### What needs to be done
Output every line of the material exactly, omitting images.

### Given information
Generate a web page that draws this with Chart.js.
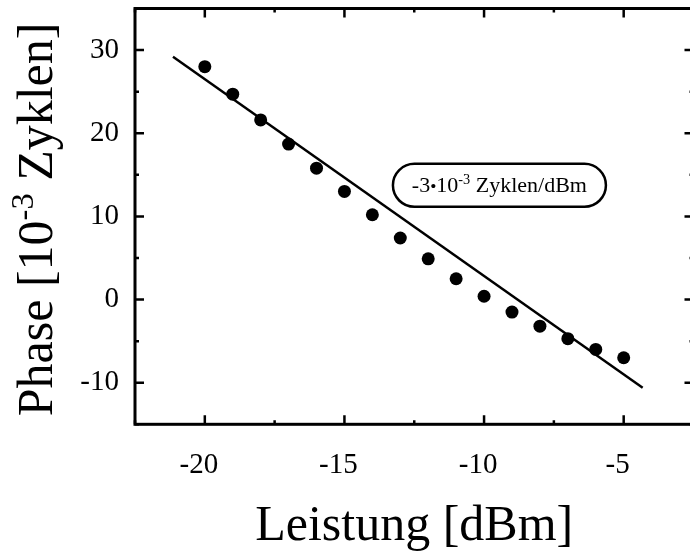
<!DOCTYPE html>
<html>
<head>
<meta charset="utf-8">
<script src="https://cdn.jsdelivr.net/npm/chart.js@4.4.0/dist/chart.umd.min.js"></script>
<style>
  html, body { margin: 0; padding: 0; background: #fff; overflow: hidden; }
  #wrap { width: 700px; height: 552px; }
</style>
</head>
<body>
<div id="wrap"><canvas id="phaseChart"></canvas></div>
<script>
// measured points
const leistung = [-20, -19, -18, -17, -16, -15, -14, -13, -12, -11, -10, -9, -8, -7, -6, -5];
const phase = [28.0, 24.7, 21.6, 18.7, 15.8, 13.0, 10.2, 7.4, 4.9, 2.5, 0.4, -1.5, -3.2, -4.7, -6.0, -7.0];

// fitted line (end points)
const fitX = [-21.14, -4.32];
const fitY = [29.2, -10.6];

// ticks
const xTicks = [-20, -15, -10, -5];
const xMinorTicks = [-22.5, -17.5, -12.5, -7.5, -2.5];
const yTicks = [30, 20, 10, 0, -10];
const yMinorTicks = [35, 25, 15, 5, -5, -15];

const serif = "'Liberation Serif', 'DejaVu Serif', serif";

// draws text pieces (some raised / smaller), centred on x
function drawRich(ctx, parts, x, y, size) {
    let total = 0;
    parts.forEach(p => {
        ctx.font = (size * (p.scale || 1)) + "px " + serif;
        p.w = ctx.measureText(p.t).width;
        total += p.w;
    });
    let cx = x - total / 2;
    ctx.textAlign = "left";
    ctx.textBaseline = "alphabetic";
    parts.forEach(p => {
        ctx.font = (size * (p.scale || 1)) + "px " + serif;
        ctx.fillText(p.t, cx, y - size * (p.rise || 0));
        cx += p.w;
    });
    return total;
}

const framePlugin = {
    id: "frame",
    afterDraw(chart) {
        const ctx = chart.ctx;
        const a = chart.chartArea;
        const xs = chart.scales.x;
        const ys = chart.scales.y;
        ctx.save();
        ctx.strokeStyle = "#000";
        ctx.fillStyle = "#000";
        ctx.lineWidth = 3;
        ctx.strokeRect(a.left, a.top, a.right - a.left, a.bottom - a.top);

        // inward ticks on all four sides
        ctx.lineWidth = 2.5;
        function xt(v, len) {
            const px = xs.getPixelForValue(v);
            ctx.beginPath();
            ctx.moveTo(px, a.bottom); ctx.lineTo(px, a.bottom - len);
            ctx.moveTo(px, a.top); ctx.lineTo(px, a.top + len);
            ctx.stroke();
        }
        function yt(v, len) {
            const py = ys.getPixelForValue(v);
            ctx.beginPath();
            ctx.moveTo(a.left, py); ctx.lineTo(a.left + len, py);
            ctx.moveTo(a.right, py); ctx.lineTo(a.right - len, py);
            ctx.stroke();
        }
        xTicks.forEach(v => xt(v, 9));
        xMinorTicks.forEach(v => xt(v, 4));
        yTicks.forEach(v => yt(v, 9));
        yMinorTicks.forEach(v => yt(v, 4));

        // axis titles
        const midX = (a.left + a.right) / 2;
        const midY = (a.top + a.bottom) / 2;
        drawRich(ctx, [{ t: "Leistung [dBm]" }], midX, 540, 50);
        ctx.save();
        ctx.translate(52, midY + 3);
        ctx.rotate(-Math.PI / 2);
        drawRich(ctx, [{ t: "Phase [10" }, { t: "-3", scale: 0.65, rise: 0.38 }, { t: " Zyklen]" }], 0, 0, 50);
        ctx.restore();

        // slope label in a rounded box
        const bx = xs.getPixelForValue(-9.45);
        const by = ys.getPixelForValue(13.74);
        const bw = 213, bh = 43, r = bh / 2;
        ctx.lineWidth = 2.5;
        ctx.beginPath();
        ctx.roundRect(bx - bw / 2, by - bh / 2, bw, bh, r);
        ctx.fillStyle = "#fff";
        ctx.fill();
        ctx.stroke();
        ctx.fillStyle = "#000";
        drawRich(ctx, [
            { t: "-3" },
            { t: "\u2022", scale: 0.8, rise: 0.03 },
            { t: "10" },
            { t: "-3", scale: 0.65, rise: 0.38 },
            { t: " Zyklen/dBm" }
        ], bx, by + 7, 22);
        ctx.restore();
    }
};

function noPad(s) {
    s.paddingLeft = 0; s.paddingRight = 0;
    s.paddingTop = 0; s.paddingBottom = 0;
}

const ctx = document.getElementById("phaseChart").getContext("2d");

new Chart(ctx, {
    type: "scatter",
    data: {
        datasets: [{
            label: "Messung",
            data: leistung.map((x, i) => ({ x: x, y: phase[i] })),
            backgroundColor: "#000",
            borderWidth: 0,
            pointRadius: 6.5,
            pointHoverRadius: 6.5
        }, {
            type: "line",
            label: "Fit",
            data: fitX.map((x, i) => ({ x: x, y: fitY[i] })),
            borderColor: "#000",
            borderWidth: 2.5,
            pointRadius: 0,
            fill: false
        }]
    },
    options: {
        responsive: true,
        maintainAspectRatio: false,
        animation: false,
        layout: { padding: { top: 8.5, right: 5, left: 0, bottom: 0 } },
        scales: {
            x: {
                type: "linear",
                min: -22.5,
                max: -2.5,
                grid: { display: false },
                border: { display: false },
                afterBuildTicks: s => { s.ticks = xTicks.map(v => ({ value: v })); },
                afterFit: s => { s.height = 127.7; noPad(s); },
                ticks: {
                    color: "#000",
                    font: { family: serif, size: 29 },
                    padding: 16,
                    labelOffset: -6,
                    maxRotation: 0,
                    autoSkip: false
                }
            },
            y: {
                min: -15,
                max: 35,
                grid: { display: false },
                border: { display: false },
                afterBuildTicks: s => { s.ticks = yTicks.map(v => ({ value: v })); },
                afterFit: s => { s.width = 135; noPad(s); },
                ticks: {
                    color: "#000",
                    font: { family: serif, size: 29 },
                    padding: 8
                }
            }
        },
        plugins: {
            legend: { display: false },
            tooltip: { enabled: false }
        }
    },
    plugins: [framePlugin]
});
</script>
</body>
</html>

### The response
Generate a web page that draws this with Chart.js.
<!DOCTYPE html>
<html>
<head>
<meta charset="utf-8">
<script src="https://cdn.jsdelivr.net/npm/chart.js@4.4.0/dist/chart.umd.min.js"></script>
<style>
  html, body { margin: 0; padding: 0; background: #fff; overflow: hidden; }
  #wrap { width: 700px; height: 552px; }
</style>
</head>
<body>
<div id="wrap"><canvas id="phaseChart"></canvas></div>
<script>
// measured points
const leistung = [-20, -19, -18, -17, -16, -15, -14, -13, -12, -11, -10, -9, -8, -7, -6, -5];
const phase = [28.0, 24.7, 21.6, 18.7, 15.8, 13.0, 10.2, 7.4, 4.9, 2.5, 0.4, -1.5, -3.2, -4.7, -6.0, -7.0];

// fitted line (end points)
const fitX = [-21.14, -4.32];
const fitY = [29.2, -10.6];

// ticks
const xTicks = [-20, -15, -10, -5];
const xMinorTicks = [-22.5, -17.5, -12.5, -7.5, -2.5];
const yTicks = [30, 20, 10, 0, -10];
const yMinorTicks = [35, 25, 15, 5, -5, -15];

const serif = "'Liberation Serif', 'DejaVu Serif', serif";

// draws text pieces (some raised / smaller), centred on x
function drawRich(ctx, parts, x, y, size) {
    let total = 0;
    parts.forEach(p => {
        ctx.font = (size * (p.scale || 1)) + "px " + serif;
        p.w = ctx.measureText(p.t).width;
        total += p.w;
    });
    let cx = x - total / 2;
    ctx.textAlign = "left";
    ctx.textBaseline = "alphabetic";
    parts.forEach(p => {
        ctx.font = (size * (p.scale || 1)) + "px " + serif;
        ctx.fillText(p.t, cx, y - size * (p.rise || 0));
        cx += p.w;
    });
    return total;
}

const framePlugin = {
    id: "frame",
    afterDraw(chart) {
        const ctx = chart.ctx;
        const a = chart.chartArea;
        const xs = chart.scales.x;
        const ys = chart.scales.y;
        ctx.save();
        ctx.strokeStyle = "#000";
        ctx.fillStyle = "#000";
        ctx.lineWidth = 3;
        ctx.strokeRect(a.left, a.top, a.right - a.left, a.bottom - a.top);

        // inward ticks on all four sides
        ctx.lineWidth = 2.5;
        function xt(v, len) {
            const px = xs.getPixelForValue(v);
            ctx.beginPath();
            ctx.moveTo(px, a.bottom); ctx.lineTo(px, a.bottom - len);
            ctx.moveTo(px, a.top); ctx.lineTo(px, a.top + len);
            ctx.stroke();
        }
        function yt(v, len) {
            const py = ys.getPixelForValue(v);
            ctx.beginPath();
            ctx.moveTo(a.left, py); ctx.lineTo(a.left + len, py);
            ctx.moveTo(a.right, py); ctx.lineTo(a.right - len, py);
            ctx.stroke();
        }
        xTicks.forEach(v => xt(v, 9));
        xMinorTicks.forEach(v => xt(v, 4));
        yTicks.forEach(v => yt(v, 9));
        yMinorTicks.forEach(v => yt(v, 4));

        // axis titles
        const midX = (a.left + a.right) / 2;
        const midY = (a.top + a.bottom) / 2;
        drawRich(ctx, [{ t: "Leistung [dBm]" }], midX, 540, 50);
        ctx.save();
        ctx.translate(52, midY + 3);
        ctx.rotate(-Math.PI / 2);
        drawRich(ctx, [{ t: "Phase [10" }, { t: "-3", scale: 0.65, rise: 0.38 }, { t: " Zyklen]" }], 0, 0, 50);
        ctx.restore();

        // slope label in a rounded box
        const bx = xs.getPixelForValue(-9.45);
        const by = ys.getPixelForValue(13.74);
        const bw = 213, bh = 43, r = bh / 2;
        ctx.lineWidth = 2.5;
        ctx.beginPath();
        ctx.roundRect(bx - bw / 2, by - bh / 2, bw, bh, r);
        ctx.fillStyle = "#fff";
        ctx.fill();
        ctx.stroke();
        ctx.fillStyle = "#000";
        drawRich(ctx, [
            { t: "-3" },
            { t: "\u2022", scale: 0.8, rise: 0.03 },
            { t: "10" },
            { t: "-3", scale: 0.65, rise: 0.38 },
            { t: " Zyklen/dBm" }
        ], bx, by + 7, 22);
        ctx.restore();
    }
};

function noPad(s) {
    s.paddingLeft = 0; s.paddingRight = 0;
    s.paddingTop = 0; s.paddingBottom = 0;
}

const ctx = document.getElementById("phaseChart").getContext("2d");

new Chart(ctx, {
    type: "scatter",
    data: {
        datasets: [{
            label: "Messung",
            data: leistung.map((x, i) => ({ x: x, y: phase[i] })),
            backgroundColor: "#000",
            borderWidth: 0,
            pointRadius: 6.5,
            pointHoverRadius: 6.5
        }, {
            type: "line",
            label: "Fit",
            data: fitX.map((x, i) => ({ x: x, y: fitY[i] })),
            borderColor: "#000",
            borderWidth: 2.5,
            pointRadius: 0,
            fill: false
        }]
    },
    options: {
        responsive: true,
        maintainAspectRatio: false,
        animation: false,
        layout: { padding: { top: 8.5, right: 5, left: 0, bottom: 0 } },
        scales: {
            x: {
                type: "linear",
                min: -22.5,
                max: -2.5,
                grid: { display: false },
                border: { display: false },
                afterBuildTicks: s => { s.ticks = xTicks.map(v => ({ value: v })); },
                afterFit: s => { s.height = 127.7; noPad(s); },
                ticks: {
                    color: "#000",
                    font: { family: serif, size: 29 },
                    padding: 16,
                    labelOffset: -6,
                    maxRotation: 0,
                    autoSkip: false
                }
            },
            y: {
                min: -15,
                max: 35,
                grid: { display: false },
                border: { display: false },
                afterBuildTicks: s => { s.ticks = yTicks.map(v => ({ value: v })); },
                afterFit: s => { s.width = 135; noPad(s); },
                ticks: {
                    color: "#000",
                    font: { family: serif, size: 29 },
                    padding: 8
                }
            }
        },
        plugins: {
            legend: { display: false },
            tooltip: { enabled: false }
        }
    },
    plugins: [framePlugin]
});
</script>
</body>
</html>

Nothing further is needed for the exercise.